Storytelling
In brief, the story is told by Lauren Slater, who begins explaining a childhood in which her parents fought regularly and her mother was inattentive. Slater is motivated by this to seek attention by faking seizures (though we don't understand, at first, that they are fake). Slater undergoes neural surgery to repair connective tissue in her brain, leading to a condition wherein she blacks out when closing her left eye. Slater also explains her consistent experiences with "auras" (different from seizures), which are essentially hallucinations, wherein she experiences imaginary sights, smells, and sounds as though they are happening.

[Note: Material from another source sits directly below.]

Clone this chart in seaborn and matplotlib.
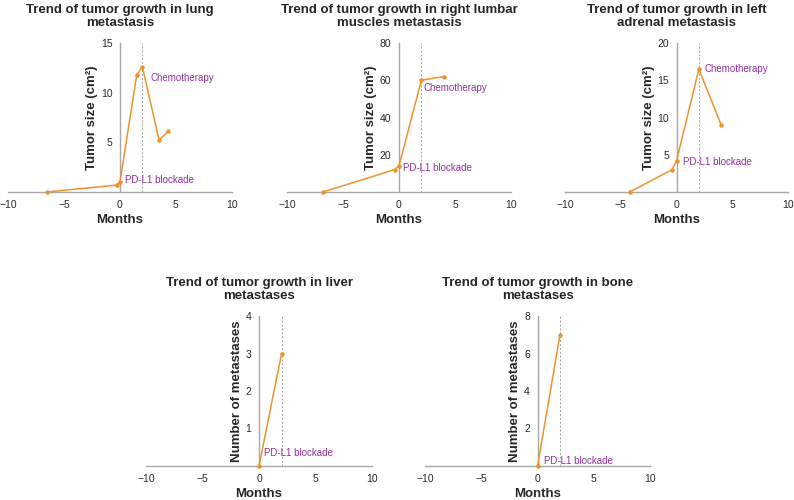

Slater's committed and vivid narration stifles the reader's ability to accept that such a description is a ruse. The idea that storytelling is subjective has its roots in literary modernism (and Slater's book has been called postmodernist for its unreliable narrator and dispensing with ordinary forms; part of the novel consists of doctor's reports and "expert" insights into Lauren's unique condition). To the extent that Lauren's storytelling is compelling, it is a successful lie.
Subjectivity of Truth
Moreover, as the question of whether or not Lauren Slater actually had "real" epilepsy remains open for the reader at the novel's end, what a firm diagnosis would actually mean for the novel is called into question. All truth is subjective, and Slater's diagnosis might actually do little to change Lauren's lived experience or the experience of the reader.